La rôtisserie | © Les Grands Buffets
On reprend des plats si l'on veut, on varie ses choix, on revient sur le poulet fermier ou la purée lissée au beurre en préservant un peu d'appétit pour le plus vaste plateau de fromages de France choisis par le propriétaire en personne, excellent goûteur, et David Marrand, maître crémier du restaurant –et la sélection de pâtes molles, pressées, persillées, fleuries ou lavées est signée de Xavier Thuret, MOF fromager avec le concours de l'équipe de l'Affineur du Chef. Que des professionnels reconnus, pas de seconds couteaux.
«Cela fait penser à une kermesse à la Brueghel. On devient gourmand et davantage. C'est une espèce d'Eden avec une mise en scène à la Ragueneau. Je crois que Les Grands Buffets sont un phénomène unique», écrit Michel Guérard, trois étoiles aux Prés d'Eugénie-les Bains (Landes).
Homard à l'américaine | © Les Grands Buffets
Notez bien que toutes ces préparations abondantes, servies à satiété, sont concoctées par des artisans des casseroles, et non réchauffées ou précuites. C'est là toute la valeur, la vérité de ce formidable festin où les enfants ravis accompagnent leurs parents. Les Grands Buffets de Narbonne sont une très bonne table familiale où l'on est heureux du partage des mets en famille ainsi que du dîner aux chandelles, un grand moment.
La Tente d'Apparat, salle du restaurant Les Grands Buffets | © Les Grands Buffets
Le chef-d'œuvre de Louis Privat reste le fabuleux buffet de fromages de l'Occitanie et d'ailleurs: quatre roqueforts fameux, le cantal et le salers de petite exploitation, le reblochon fermier de Savoie, le camembert, le brie, le Saint-Nectaire... en plus des fromages de Grèce, de Hollande, d'Italie, de Suisse, d'Espagne (le délicieux Manchego).

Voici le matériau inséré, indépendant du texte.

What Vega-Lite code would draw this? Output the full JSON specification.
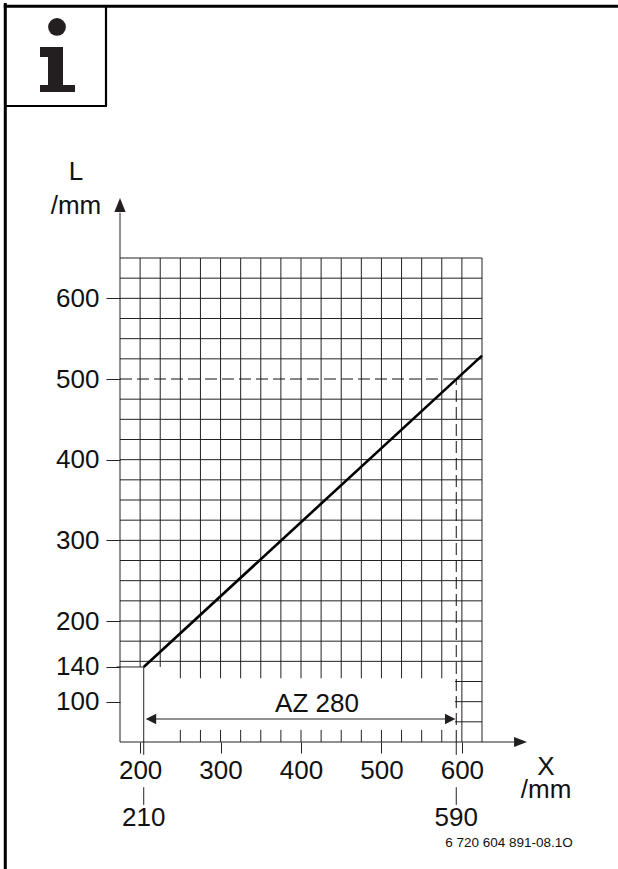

Des mangeurs viennent de partout pour ce festival de mets et pour les gâteries de fin de repas.
Collection de jambons | © Les Grands Buffets
Six pâtissiers maison sculptent des macarons, des éclairs, le Paris-Brest, le Saint-Honoré, le baba au rhum, les crêpes minute, la tarte Tatin et la divine mousse au chocolat –éblouissant récital.
Le buffet des desserts | © Les Grands Buffets
Oui, un banquet splendide, une ode exemplaire au patrimoine de l'Hexagone embelli par 70 vins de la région vendus au prix d'achat par Louis Privat, un homme de cœur.

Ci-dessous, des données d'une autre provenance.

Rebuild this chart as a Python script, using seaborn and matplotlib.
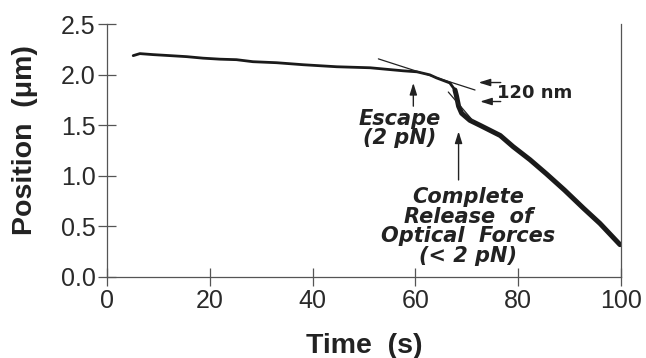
import numpy as np
import pandas as pd
import matplotlib
matplotlib.use("Agg")
import matplotlib.pyplot as plt
from matplotlib.ticker import FormatStrFormatter
import seaborn as sns

# slow drift before escape (time in s, position in um)
flat_t = [5.1, 6.4, 9.0, 12.3, 15.5, 18.7, 22.0, 25.2, 28.4, 33.0, 35.6, 38.2,
          44.7, 51.2, 57.6, 60.3, 62.8, 64.1, 66.7, 67.7]
flat_pos = [2.19, 2.21, 2.20, 2.19, 2.18, 2.165, 2.155, 2.15, 2.13, 2.12, 2.11, 2.10,
            2.08, 2.07, 2.04, 2.03, 2.00, 1.97, 1.92, 1.85]

# faster descent after release
fall_t = [67.7, 68.0, 68.4, 69.0, 70.6, 72.6, 76.5, 79.0, 82.3, 85.5, 89.0,
          92.7, 95.9, 99.8]
fall_pos = [1.85, 1.79, 1.69, 1.62, 1.55, 1.50, 1.40, 1.29, 1.16, 1.02, 0.86,
            0.68, 0.53, 0.32]

# guide lines drawn along the trace
tangent1_t = [52.8, 71.6]
tangent1_pos = [2.158, 1.85]
tangent2_t = [66.4, 71.3]
tangent2_pos = [1.83, 1.54]

x_ticks = [0, 20, 40, 60, 80, 100]
y_ticks = [0.0, 0.5, 1.0, 1.5, 2.0, 2.5]

sns.set_style("ticks")
plt.rcParams["font.family"] = ["Liberation Sans", "DejaVu Sans"]

fig = plt.figure(figsize=(6.46, 3.58), dpi=100)
ax = fig.add_axes([0.1656, 0.2263, 0.7957, 0.7058])

df_flat = pd.DataFrame({"t": flat_t, "pos": flat_pos})
df_fall = pd.DataFrame({"t": fall_t, "pos": fall_pos})
sns.lineplot(data=df_flat, x="t", y="pos", ax=ax, color="#1a1a1a", lw=2.0, sort=False)
sns.lineplot(data=df_fall, x="t", y="pos", ax=ax, color="#1a1a1a", lw=3.6, sort=False)

ax.plot(tangent1_t, tangent1_pos, color="#222222", lw=0.9)
ax.plot(tangent2_t, tangent2_pos, color="#222222", lw=0.9)

arrow_kw = dict(arrowstyle="-|>,head_length=0.7,head_width=0.22", color="#222222", lw=1.0,
                shrinkA=0, shrinkB=0)
ann_font = dict(family="DejaVu Sans", fontweight="bold", fontstyle="italic",
                fontsize=15, color="#222222")

# escape
ax.annotate("", xy=(59.6, 1.92), xytext=(59.6, 1.69), arrowprops=arrow_kw)
ax.text(57.0, 1.47, "Escape\n(2 pN)", ha="center", va="center", linespacing=0.95, **ann_font)

# complete release
ax.annotate("", xy=(68.4, 1.44), xytext=(68.4, 0.96), arrowprops=arrow_kw)
ax.text(70.3, 0.50, "Complete\nRelease  of\nOptical  Forces\n(< 2 pN)", ha="center", va="center",
        linespacing=0.98, **ann_font)

# 120 nm step
ax.annotate("", xy=(72.3, 1.924), xytext=(76.6, 1.924), arrowprops=arrow_kw)
ax.annotate("", xy=(72.6, 1.736), xytext=(76.6, 1.736), arrowprops=arrow_kw)
ax.text(75.9, 1.82, "120 nm", ha="left", va="center", family="DejaVu Sans",
        fontweight="bold", fontsize=13, color="#222222")

ax.set_xlim(0, 100)
ax.set_ylim(0, 2.5)
ax.set_xticks(x_ticks)
ax.set_yticks(y_ticks)
ax.yaxis.set_major_formatter(FormatStrFormatter("%.1f"))

ax.spines["top"].set_visible(False)
for side in ["left", "bottom", "right"]:
    ax.spines[side].set_color("#555555")
    ax.spines[side].set_linewidth(0.9)

ax.tick_params(axis="both", direction="inout", length=13, width=0.9, color="#555555",
               labelsize=18, labelcolor="#2a2a2a")
ax.tick_params(axis="x", pad=2)
ax.tick_params(axis="y", pad=1.5)

ax.set_xlabel("Time  (s)", fontsize=20.5, fontweight="bold", color="#222222", va="center")
ax.set_ylabel("Position  (\u03bcm)", fontsize=20.5, fontweight="bold", color="#222222", va="center")
ax.xaxis.set_label_coords(0.5, -0.273)
ax.yaxis.set_label_coords(-0.16, 0.540)

fig.savefig("out.png", dpi=100)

Ajoutons que ces Grands (beaux) Buffets présentent un véritable conservatoire des métiers de bouche, écaillers, rôtisseurs, sauciers, charcutiers (en voie de disparition), crémiers affineurs, boulangers, pâtissiers, chocolatiers, confiseurs... Tout cet artisanat du goût, de la gestuelle précise, des repas à la française est menacé par l'invasion des MacDo et des viandes hachées suspectes.

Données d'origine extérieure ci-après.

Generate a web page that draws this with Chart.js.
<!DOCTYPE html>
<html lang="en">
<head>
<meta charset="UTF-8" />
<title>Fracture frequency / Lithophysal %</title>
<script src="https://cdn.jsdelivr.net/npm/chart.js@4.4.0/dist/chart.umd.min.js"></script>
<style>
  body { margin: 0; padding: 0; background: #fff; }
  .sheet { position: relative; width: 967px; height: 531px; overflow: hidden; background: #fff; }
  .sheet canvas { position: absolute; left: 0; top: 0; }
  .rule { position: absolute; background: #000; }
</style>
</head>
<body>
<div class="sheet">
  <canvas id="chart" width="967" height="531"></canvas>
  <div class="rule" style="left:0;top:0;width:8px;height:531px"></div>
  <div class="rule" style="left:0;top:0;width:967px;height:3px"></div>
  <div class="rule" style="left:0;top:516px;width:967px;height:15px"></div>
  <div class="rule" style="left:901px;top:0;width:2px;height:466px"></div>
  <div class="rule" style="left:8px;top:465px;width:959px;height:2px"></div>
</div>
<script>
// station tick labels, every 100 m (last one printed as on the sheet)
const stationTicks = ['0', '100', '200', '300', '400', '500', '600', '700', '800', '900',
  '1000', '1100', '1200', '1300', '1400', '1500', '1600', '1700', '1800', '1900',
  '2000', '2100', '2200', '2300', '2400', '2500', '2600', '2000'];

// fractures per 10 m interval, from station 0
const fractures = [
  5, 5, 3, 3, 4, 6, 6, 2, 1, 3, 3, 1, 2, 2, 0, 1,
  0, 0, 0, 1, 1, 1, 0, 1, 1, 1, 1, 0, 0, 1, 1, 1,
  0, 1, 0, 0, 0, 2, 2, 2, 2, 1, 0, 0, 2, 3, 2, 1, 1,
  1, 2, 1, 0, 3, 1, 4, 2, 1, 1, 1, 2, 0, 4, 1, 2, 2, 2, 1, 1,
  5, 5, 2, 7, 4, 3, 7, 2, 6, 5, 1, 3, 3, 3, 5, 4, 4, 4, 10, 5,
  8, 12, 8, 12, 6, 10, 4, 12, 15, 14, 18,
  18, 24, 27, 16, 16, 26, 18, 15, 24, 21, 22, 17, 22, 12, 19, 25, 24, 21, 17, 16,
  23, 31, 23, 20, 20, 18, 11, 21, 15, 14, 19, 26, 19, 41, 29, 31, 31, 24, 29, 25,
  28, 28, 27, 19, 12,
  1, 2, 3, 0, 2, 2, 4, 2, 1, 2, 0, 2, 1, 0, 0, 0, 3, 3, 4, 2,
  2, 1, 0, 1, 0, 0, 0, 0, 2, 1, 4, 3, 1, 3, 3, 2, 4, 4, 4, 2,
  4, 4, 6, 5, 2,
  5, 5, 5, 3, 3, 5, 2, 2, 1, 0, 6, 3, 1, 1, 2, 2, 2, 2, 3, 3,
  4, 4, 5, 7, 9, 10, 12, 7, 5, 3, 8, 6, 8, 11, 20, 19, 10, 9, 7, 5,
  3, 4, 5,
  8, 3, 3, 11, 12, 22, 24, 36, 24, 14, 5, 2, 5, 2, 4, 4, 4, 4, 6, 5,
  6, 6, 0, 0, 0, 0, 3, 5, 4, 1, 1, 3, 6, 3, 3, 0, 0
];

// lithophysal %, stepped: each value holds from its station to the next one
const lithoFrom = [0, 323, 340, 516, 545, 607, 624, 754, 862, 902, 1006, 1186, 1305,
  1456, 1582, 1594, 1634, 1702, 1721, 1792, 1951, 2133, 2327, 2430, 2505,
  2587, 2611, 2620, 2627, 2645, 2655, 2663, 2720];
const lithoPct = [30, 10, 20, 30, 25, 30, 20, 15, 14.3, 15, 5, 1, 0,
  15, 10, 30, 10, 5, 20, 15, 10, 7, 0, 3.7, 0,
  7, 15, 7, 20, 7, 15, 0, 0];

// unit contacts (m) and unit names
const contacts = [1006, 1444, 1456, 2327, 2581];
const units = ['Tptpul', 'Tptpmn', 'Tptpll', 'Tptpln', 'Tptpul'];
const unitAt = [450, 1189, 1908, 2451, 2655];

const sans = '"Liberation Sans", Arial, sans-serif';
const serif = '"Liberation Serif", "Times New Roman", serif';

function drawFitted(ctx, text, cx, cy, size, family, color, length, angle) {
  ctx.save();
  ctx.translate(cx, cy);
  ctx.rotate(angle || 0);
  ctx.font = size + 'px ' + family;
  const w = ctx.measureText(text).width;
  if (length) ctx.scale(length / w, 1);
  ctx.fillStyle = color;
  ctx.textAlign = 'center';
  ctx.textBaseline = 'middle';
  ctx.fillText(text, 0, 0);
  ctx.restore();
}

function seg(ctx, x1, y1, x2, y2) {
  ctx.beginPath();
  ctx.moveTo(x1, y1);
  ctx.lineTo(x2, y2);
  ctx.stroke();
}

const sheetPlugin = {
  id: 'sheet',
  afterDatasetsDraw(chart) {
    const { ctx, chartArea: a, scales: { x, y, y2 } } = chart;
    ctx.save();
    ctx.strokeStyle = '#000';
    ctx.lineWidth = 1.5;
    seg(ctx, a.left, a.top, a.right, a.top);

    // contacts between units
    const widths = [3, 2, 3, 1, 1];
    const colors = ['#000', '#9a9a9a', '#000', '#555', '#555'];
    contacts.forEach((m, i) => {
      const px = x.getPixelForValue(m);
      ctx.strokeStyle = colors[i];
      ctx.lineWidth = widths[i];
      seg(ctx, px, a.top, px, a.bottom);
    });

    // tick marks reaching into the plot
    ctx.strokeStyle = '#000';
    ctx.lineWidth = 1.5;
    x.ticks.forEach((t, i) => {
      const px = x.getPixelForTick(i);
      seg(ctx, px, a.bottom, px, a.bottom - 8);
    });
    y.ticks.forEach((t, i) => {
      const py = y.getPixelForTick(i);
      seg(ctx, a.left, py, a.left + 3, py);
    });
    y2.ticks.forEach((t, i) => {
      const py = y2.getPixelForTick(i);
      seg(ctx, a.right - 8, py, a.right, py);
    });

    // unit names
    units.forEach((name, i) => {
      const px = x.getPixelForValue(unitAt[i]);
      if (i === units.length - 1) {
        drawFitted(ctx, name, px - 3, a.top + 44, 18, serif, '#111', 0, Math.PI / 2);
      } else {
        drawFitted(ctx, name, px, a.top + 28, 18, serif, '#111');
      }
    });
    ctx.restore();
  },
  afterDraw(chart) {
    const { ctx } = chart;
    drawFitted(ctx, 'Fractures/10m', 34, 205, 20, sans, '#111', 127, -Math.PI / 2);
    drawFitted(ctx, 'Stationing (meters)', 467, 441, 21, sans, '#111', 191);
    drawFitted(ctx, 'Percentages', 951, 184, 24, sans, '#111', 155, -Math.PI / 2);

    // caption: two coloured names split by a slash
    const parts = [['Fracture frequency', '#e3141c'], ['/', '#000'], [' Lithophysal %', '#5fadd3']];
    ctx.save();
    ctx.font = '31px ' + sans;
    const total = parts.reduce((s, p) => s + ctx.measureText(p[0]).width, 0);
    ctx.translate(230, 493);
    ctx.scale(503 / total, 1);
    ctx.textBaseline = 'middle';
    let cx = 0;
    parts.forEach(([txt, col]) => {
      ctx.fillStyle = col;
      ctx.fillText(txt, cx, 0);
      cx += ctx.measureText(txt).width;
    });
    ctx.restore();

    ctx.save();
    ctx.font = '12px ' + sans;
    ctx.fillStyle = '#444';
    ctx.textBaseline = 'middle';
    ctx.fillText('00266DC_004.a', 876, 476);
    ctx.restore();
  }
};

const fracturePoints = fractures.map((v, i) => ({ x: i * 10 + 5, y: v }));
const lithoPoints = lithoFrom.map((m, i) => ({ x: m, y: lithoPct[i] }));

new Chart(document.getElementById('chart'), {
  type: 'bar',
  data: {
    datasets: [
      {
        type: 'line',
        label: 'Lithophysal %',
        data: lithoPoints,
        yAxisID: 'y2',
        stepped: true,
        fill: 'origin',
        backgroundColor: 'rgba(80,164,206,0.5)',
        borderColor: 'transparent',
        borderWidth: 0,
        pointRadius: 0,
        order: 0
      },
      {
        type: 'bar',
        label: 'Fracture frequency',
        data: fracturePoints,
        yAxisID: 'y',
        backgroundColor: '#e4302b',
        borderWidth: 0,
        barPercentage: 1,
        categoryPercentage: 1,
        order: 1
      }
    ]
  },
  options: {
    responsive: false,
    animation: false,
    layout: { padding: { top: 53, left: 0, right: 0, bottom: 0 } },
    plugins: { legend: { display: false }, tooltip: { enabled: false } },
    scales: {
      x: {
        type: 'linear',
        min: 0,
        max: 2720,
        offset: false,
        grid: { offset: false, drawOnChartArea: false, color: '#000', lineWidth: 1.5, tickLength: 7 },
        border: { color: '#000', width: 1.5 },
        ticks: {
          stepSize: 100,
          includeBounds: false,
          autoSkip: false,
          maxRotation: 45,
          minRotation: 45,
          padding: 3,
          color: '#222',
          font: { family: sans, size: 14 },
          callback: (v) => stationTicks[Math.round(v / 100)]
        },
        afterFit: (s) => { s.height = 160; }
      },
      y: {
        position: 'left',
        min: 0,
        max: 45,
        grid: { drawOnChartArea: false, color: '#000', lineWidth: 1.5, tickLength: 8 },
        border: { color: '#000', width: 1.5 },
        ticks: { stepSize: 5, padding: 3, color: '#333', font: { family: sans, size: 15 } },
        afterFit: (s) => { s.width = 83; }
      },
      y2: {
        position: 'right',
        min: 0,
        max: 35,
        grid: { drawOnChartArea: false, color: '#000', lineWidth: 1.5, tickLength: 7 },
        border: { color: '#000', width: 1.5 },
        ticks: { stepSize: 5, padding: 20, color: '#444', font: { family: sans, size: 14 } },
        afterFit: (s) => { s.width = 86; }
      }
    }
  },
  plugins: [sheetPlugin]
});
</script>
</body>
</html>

Notez que la majorité des client·es vient des environs de Narbonne, de toute la province et d'ailleurs. Les Grands Buffets de Louis Privat sont en passe d'obtenir une notoriété sur tout notre pays: ce plébiscite populaire est mérité.
Giratoire de la Liberté 11100 Narbonne. À quinze minutes de la gare de Narbonne. Réservations uniquement sur le site Internet: www.lesgrandsbuffets.com. Tarif unique buffets à volonté à 37,90 euros. Menu gratuit pour les enfants de moins de 6 ans, 18,90 euros pour les enfants de 6 à 10 ans. Champagne Mumm à 25 euros. Mas Daumas Gassac au verre à 7,60 euros et Clos des Fées blanc au verre à 4,60 euros. Parking. Pas de fermeture.